Dale Farm Travellers Back In Court

29 September 2011, 06:00

It's another round at the High Court for Dale Farm travellers and Basildon Council.

It's after travellers won a temporary reprieve in their long-running battle to stay on the UK's biggest illegal travellers' site in Essex.

On Monday, a judge ruled that residents of Dale Farm near Basildon were entitled to an extension of an injunction stopping their evictions until the courts have ruled on the legality of their proposed removal.

The ruling was a blow to Basildon Council, which is also facing other legal action that could prolong yet further its 10-year battle to clear the site, expected to cost some £18 million.

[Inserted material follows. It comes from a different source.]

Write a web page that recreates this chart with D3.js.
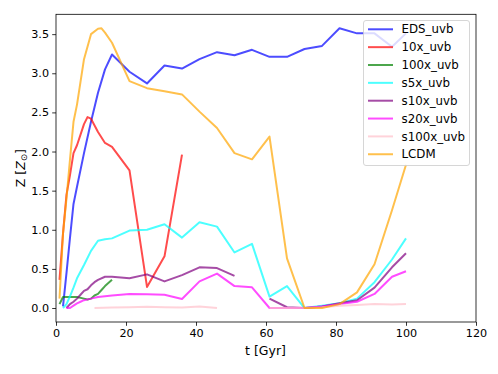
<!DOCTYPE html>
<html>
<head>
<meta charset="utf-8">
<script src="https://cdn.jsdelivr.net/npm/d3@7"></script>
<style>
  body { margin: 0; background: #fff; }
  text { font-family: "DejaVu Sans", sans-serif; }
</style>
</head>
<body>
<svg width="498" height="374"></svg>
<script>
// series data
const tEDS = [2, 3, 4, 5, 6, 8, 10, 12, 14, 16, 21, 26, 31, 36, 41, 46, 51, 56, 61, 66, 71, 76, 81, 86, 91, 96, 100];
const zEDS = [0.02, 0.45, 0.9, 1.33, 1.55, 1.98, 2.38, 2.75, 3.05, 3.24, 3.02, 2.87, 3.1, 3.06, 3.18, 3.27, 3.23, 3.3, 3.21, 3.21, 3.31, 3.35, 3.575, 3.51, 3.51, 3.34, 3.51];

const t10x = [1, 2, 3, 4, 5, 6, 8, 9, 10, 12, 14, 16, 21, 26, 31, 36];
const z10x = [0.36, 0.95, 1.45, 1.7, 1.98, 2.08, 2.35, 2.44, 2.42, 2.25, 2.11, 2.06, 1.76, 0.27, 0.66, 1.96];

const t100x = [1, 2, 4, 6, 8, 9, 10, 11, 12, 13, 14, 16];
const z100x = [0.05, 0.14, 0.14, 0.14, 0.12, 0.11, 0.12, 0.16, 0.18, 0.23, 0.28, 0.36];

const ts5x = [2, 3, 4, 5, 6, 8, 10, 12, 14, 16, 21, 26, 31, 36, 41, 46, 51, 56, 61, 66, 71, 76, 81, 86, 91, 96, 100];
const zs5x = [0.0, 0.05, 0.15, 0.26, 0.38, 0.55, 0.73, 0.86, 0.88, 0.89, 0.99, 1.0, 1.07, 0.9, 1.095, 1.04, 0.71, 0.82, 0.145, 0.28, 0.0, 0.03, 0.06, 0.12, 0.33, 0.62, 0.89];

// gap (null) between 51 and 61
const ts10x = [3, 4, 5, 6, 7, 8, 9, 10, 11, 12, 14, 16, 21, 26, 31, 36, 41, 46, 51, 56, 61, 66, 71, 76, 81, 86, 91, 96, 100];
const zs10x = [0.0, 0.05, 0.08, 0.12, 0.17, 0.22, 0.24, 0.29, 0.33, 0.36, 0.4, 0.4, 0.38, 0.43, 0.34, 0.42, 0.52, 0.51, 0.41, null, 0.12, 0.01, 0.0, 0.02, 0.06, 0.1, 0.26, 0.52, 0.7];

const ts20x = [3, 4, 5, 6, 7, 8, 10, 12, 14, 16, 21, 26, 31, 36, 41, 46, 51, 56, 61, 66, 71, 76, 81, 86, 91, 96, 100];
const zs20x = [0, 0, 0.03, 0.06, 0.08, 0.1, 0.12, 0.14, 0.15, 0.16, 0.18, 0.175, 0.17, 0.115, 0.34, 0.44, 0.28, 0.265, 0, 0, 0, 0.02, 0.05, 0.08, 0.18, 0.4, 0.47];

const ts100x = [11, 16, 21, 26, 31, 36, 41, 46, 51, 56, 61, 66, 71, 76, 81, 86, 91, 96, 100];
const zs100x = [0, 0.005, 0.01, 0.015, 0.01, 0.005, 0.02, 0.0, null, null, 0, 0, 0, 0.01, 0.03, 0.04, 0.05, 0.045, 0.05];

const tLCDM = [1, 2, 3, 4, 5, 6, 8, 10, 12, 13, 14, 16, 21, 26, 31, 36, 41, 46, 51, 56, 61, 66, 71, 76, 81, 86, 91, 96, 100];
const zLCDM = [0.12, 0.95, 1.4, 1.9, 2.38, 2.6, 3.18, 3.5, 3.57, 3.575, 3.52, 3.39, 2.9, 2.81, 2.77, 2.73, 2.51, 2.3, 1.98, 1.9, 2.19, 0.635, 0.0, 0.0, 0.05, 0.2, 0.56, 1.25, 1.83];

const seriesNames = ["EDS_uvb", "10x_uvb", "100x_uvb", "s5x_uvb", "s10x_uvb", "s20x_uvb", "s100x_uvb", "LCDM"];
const seriesColors = ["blue", "red", "green", "cyan", "purple", "magenta", "pink", "orange"];
const seriesT = [tEDS, t10x, t100x, ts5x, ts10x, ts20x, ts100x, tLCDM];
const seriesZ = [zEDS, z10x, z100x, zs5x, zs10x, zs20x, zs100x, zLCDM];

const xTicks = [0, 20, 40, 60, 80, 100, 120];
const yTicks = [0.0, 0.5, 1.0, 1.5, 2.0, 2.5, 3.0, 3.5];

const mLeft = 56, mRight = 476, mTop = 14.3, mBottom = 322;

const svg = d3.select("svg");

const series = seriesNames.map((name, i) => ({
  name: name,
  color: seriesColors[i],
  pts: seriesT[i].map((t, j) => ({ t: t, z: seriesZ[i][j] }))
}));

// matplotlib-style 5% margin on y
const allZ = seriesZ.flat().filter(v => v != null);
const zmin = d3.min(allZ), zmax = d3.max(allZ);
const pad = (zmax - zmin) * 0.05;

const x = d3.scaleLinear().domain([0, 120]).range([mLeft, mRight]);
const y = d3.scaleLinear().domain([zmin - pad, zmax + pad]).range([mBottom, mTop]);

const line = d3.line()
  .defined(d => d.z != null)
  .x(d => x(d.t))
  .y(d => y(d.z));

svg.append("g")
  .selectAll("path")
  .data(series)
  .enter()
  .append("path")
  .attr("d", d => line(d.pts))
  .attr("fill", "none")
  .attr("stroke", d => d.color)
  .attr("stroke-opacity", 0.7)
  .attr("stroke-width", 2)
  .attr("stroke-linejoin", "round");

// axes
const xAxis = d3.axisBottom(x).tickValues(xTicks).tickFormat(d3.format("d")).tickSizeInner(3.8).tickSizeOuter(0).tickPadding(2.8);
const yAxis = d3.axisLeft(y).tickValues(yTicks).tickFormat(d3.format(".1f")).tickSizeInner(3.8).tickSizeOuter(0).tickPadding(3.2);

const gx = svg.append("g").attr("transform", `translate(0,${mBottom})`).call(xAxis);
const gy = svg.append("g").attr("transform", `translate(${mLeft},0)`).call(yAxis);
[gx, gy].forEach(g => {
  g.select(".domain").remove();
  g.selectAll("line").attr("stroke", "#000").attr("stroke-width", 0.8);
  g.selectAll("text").attr("fill", "#000").style("font-size", "11.2px");
});

// spines
svg.append("rect")
  .attr("x", mLeft).attr("y", mTop)
  .attr("width", mRight - mLeft).attr("height", mBottom - mTop)
  .attr("fill", "none").attr("stroke", "#000").attr("stroke-width", 0.8);

// axis labels
svg.append("text")
  .attr("x", 265.5).attr("y", 354.5)
  .attr("text-anchor", "middle")
  .style("font-size", "12.5px")
  .text("t [Gyr]");

const ylab = svg.append("text")
  .attr("transform", `translate(24.5,${(mTop + mBottom) / 2}) rotate(-90)`)
  .attr("text-anchor", "middle")
  .style("font-size", "12.5px");
ylab.append("tspan").text("Z [");
ylab.append("tspan").style("font-style", "italic").text("Z");
ylab.append("tspan").attr("dy", 2.8).style("font-size", "8.8px").text("⊙");
ylab.append("tspan").attr("dy", -2.8).text("]");

// legend
const lg = svg.append("g").attr("transform", "translate(363.5,20.5)");
lg.append("rect")
  .attr("width", 106).attr("height", 145)
  .attr("rx", 2.5)
  .attr("fill", "#fff").attr("fill-opacity", 0.8)
  .attr("stroke", "#ccc").attr("stroke-width", 0.8);

const rows = lg.selectAll("g.row")
  .data(series)
  .enter()
  .append("g")
  .attr("class", "row")
  .attr("transform", (d, i) => `translate(0,${8.8 + i * 17.85})`);
rows.append("line")
  .attr("x1", 4.5).attr("x2", 29.5)
  .attr("stroke", d => d.color).attr("stroke-opacity", 0.7).attr("stroke-width", 2);
rows.append("text")
  .attr("x", 38).attr("dy", "0.35em")
  .style("font-size", "11.8px")
  .text(d => d.name);
</script>
</body>
</html>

On Monday last week Mr Justice Edwards-Stuart granted a temporary injunction preventing the council from clearing the site - thought to house more than 80 families composed of some 400 individuals - pending the ruling.

Travellers said they feared evictions would not be carried out lawfully and that council officials would "over-enforce".

The judge, sitting at London's High Court, said there were "triable issues in relation to almost every plot" as to whether the steps the council proposed to take came within the terms of enforcement notices being used as the basis for eviction.

He said a further court hearing was necessary to determine the facts, and would be concerned principally with the date of construction of structures on the site the council was proposing to remove or demolish.

The judge said: "This result has come about mainly because the terms of the enforcement notices issued between 2002 and 2004 may not have been sufficiently precisely drawn, although the extent to which this may prove to be the case has yet to be finally determined."

The judge said he would consult lawyers for both sides before drawing up his order "in case there are any factual errors or slips".

It's a blow for Basildon Council - who've already spent millions on the eviction battle.